▶ **WORK TO DO**:
Your output is the lines from the first one to the one containing "(startt) at (231,200)", repeated exactly, with images left out.

[Charts and diagrams as code]
╭──
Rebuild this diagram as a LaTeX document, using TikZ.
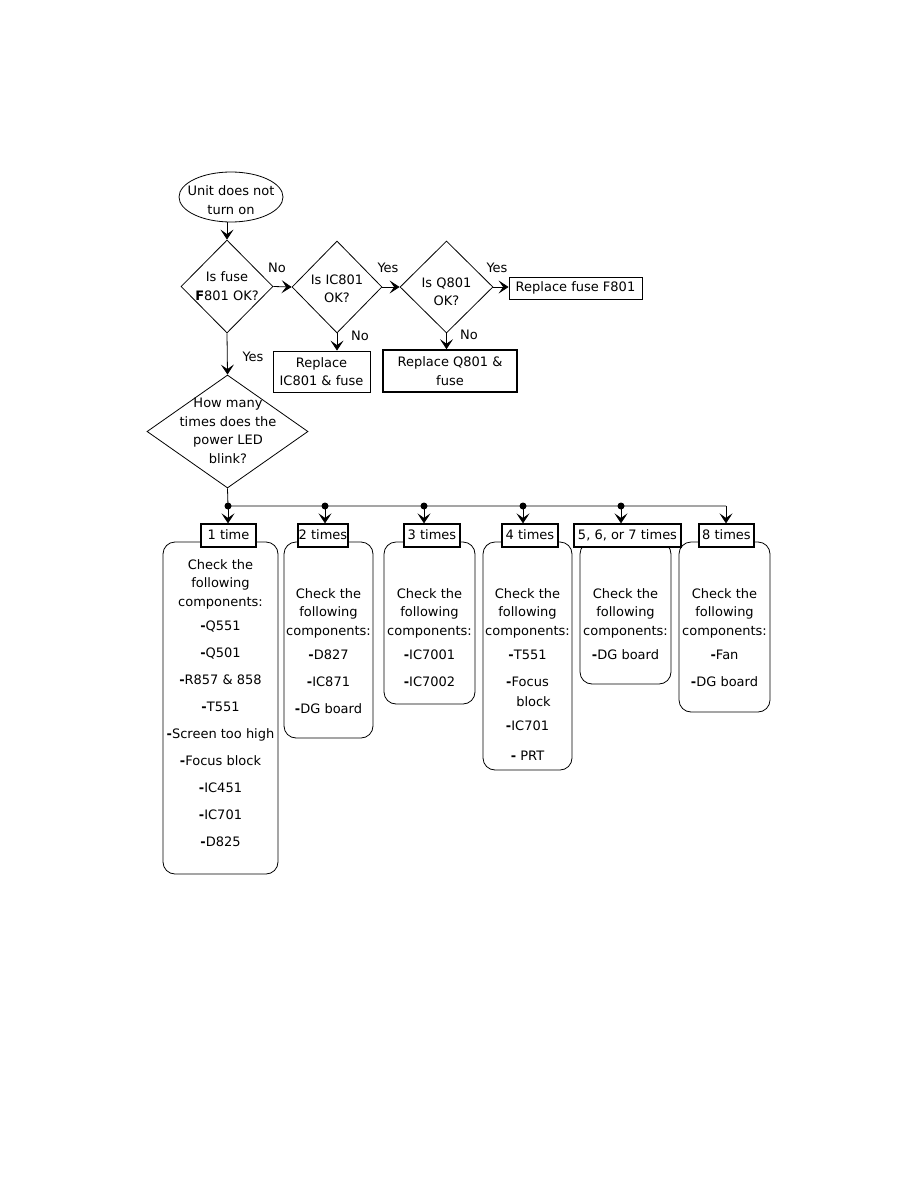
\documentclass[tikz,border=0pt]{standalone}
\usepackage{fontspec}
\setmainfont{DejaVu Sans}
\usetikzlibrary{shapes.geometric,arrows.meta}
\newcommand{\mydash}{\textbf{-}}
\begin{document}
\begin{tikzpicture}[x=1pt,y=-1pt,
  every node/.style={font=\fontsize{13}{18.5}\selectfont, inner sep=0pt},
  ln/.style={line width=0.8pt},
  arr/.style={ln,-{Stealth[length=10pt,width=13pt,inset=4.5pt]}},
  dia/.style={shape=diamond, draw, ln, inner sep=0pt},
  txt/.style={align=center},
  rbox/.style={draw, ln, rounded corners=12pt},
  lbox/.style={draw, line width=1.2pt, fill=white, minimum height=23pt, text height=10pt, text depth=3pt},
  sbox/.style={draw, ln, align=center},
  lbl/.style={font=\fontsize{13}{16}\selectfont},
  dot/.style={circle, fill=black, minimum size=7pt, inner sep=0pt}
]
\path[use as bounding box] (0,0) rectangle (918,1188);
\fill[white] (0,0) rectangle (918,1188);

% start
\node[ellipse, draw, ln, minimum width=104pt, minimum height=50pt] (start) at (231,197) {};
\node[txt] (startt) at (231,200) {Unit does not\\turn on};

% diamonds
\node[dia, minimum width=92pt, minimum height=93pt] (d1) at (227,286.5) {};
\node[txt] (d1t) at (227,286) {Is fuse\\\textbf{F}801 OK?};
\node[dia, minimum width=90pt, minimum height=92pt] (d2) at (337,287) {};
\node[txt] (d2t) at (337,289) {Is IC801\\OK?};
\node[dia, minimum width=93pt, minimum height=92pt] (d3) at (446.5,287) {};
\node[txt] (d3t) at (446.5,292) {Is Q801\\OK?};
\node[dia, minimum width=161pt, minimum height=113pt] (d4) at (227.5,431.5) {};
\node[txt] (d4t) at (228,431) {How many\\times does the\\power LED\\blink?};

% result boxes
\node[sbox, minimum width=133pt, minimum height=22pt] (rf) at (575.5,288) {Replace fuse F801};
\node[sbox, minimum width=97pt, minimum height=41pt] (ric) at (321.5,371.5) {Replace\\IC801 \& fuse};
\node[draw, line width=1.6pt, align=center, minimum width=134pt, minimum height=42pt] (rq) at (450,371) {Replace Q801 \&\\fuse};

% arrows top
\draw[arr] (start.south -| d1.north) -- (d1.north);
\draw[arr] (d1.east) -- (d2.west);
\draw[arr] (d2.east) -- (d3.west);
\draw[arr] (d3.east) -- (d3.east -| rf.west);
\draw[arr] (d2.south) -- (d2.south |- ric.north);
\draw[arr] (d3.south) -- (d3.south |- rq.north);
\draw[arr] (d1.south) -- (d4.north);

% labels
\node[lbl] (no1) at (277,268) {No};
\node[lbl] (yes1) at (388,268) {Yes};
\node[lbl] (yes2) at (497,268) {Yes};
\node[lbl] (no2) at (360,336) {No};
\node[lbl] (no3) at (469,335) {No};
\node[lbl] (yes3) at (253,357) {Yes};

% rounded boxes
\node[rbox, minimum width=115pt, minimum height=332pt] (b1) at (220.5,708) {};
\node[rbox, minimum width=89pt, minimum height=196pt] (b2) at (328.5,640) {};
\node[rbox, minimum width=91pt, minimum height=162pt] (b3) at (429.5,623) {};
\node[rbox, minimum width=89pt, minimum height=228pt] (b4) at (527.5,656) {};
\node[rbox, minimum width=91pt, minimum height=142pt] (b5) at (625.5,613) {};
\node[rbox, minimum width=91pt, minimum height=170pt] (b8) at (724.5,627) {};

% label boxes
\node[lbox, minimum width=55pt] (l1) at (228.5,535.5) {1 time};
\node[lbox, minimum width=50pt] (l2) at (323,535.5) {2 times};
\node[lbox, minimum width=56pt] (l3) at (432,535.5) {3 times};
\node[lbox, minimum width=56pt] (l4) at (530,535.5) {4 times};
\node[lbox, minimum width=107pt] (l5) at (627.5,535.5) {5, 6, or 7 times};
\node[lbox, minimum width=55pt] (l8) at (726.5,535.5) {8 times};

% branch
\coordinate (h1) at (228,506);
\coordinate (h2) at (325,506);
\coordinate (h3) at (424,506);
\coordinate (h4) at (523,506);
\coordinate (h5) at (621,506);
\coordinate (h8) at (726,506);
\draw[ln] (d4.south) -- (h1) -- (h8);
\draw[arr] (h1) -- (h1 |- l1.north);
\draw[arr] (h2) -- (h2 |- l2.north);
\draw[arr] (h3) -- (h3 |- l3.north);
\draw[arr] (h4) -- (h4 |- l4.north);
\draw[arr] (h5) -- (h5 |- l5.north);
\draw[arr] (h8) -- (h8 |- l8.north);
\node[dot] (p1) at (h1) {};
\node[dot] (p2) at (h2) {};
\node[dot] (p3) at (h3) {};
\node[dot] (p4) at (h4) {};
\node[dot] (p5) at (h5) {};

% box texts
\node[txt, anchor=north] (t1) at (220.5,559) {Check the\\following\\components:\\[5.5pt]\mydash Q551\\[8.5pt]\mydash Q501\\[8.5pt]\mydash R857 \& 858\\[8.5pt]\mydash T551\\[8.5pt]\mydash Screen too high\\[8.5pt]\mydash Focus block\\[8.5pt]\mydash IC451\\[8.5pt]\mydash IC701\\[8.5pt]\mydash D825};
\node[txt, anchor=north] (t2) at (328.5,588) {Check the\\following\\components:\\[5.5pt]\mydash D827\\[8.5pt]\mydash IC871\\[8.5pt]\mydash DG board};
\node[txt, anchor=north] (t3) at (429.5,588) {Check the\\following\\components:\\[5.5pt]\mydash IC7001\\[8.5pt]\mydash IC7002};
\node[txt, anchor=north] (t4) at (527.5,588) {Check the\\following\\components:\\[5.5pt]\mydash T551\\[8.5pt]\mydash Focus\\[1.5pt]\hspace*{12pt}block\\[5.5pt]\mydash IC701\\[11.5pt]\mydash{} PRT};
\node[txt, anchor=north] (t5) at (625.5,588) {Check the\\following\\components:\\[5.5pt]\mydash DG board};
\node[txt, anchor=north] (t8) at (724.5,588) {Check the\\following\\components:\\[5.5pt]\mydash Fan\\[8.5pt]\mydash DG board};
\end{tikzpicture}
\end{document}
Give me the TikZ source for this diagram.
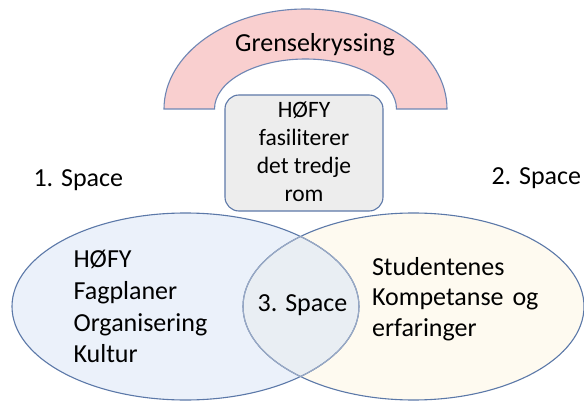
╰──
▶ **WRITTEN REPLY**:
Rebuild this diagram as a LaTeX document, using TikZ.
\documentclass[tikz,border=0pt]{standalone}
\usepackage{fontspec}
\setmainfont{DejaVu Sans}
\usetikzlibrary{shapes.geometric,arrows.meta}
\newcommand{\mydash}{\textbf{-}}
\begin{document}
\begin{tikzpicture}[x=1pt,y=-1pt,
  every node/.style={font=\fontsize{13}{18.5}\selectfont, inner sep=0pt},
  ln/.style={line width=0.8pt},
  arr/.style={ln,-{Stealth[length=10pt,width=13pt,inset=4.5pt]}},
  dia/.style={shape=diamond, draw, ln, inner sep=0pt},
  txt/.style={align=center},
  rbox/.style={draw, ln, rounded corners=12pt},
  lbox/.style={draw, line width=1.2pt, fill=white, minimum height=23pt, text height=10pt, text depth=3pt},
  sbox/.style={draw, ln, align=center},
  lbl/.style={font=\fontsize{13}{16}\selectfont},
  dot/.style={circle, fill=black, minimum size=7pt, inner sep=0pt}
]
\path[use as bounding box] (0,0) rectangle (918,1188);
\fill[white] (0,0) rectangle (918,1188);

% start
\node[ellipse, draw, ln, minimum width=104pt, minimum height=50pt] (start) at (231,197) {};
\node[txt] (startt) at (231,200) {Unit does not\\turn on};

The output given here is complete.